There has been a lot of debate about the Sublime recently – in this publication and others. It is clearly in vogue. So I make no apologies for focussing on Marc Adamus in this article. A photographer who, in every sense of the word (awe, majesty, grandeur, fear etc), makes Sublime images. His style is hugely dramatic, intensely colourful, razor sharp. Describing them as ‘spectacular’ doesn’t quite do justice to his images. Take, for example, Fearless, Grand Canyon. This is more than drama, it is Über-Drama. Words feel slightly inadequate. We could say the image is bold, gripping, exciting, amazing, but these adjectives are still lacking; it feels more real than real.
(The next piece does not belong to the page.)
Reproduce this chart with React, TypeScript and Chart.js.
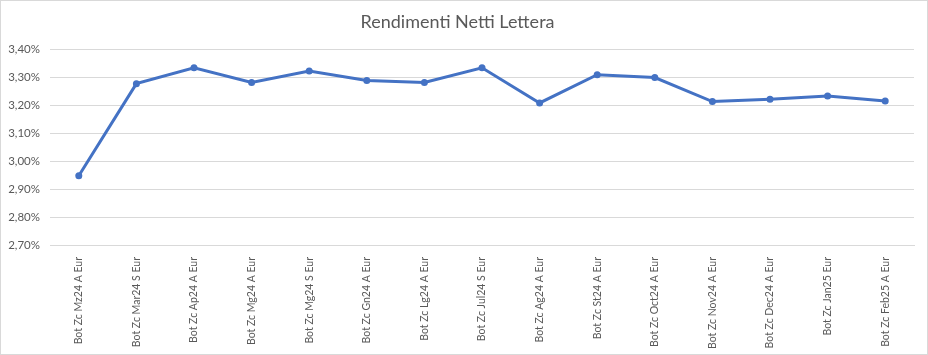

Like a 4k super definition TV screen - it sees more than the eye can see. It’s almost surreal, or maybe a better expression would be ‘hyper-real’. Standard superlatives seem too mundane… There is a sensory overload in terms of colour, saturation, form, subject matter. It is biblical in ambition, and for this particular image, almost Biblical in subject matter.

The biblical reference is quite deliberate. There is a strong analogy between Marc’s photographic style exemplified here and the artists of the late Sublime period of painting. Fearless, Grand Canyon reminds me, for example, of the apocalyptic visions of John Martin: The Great Day Of His Wrath, 1851-3.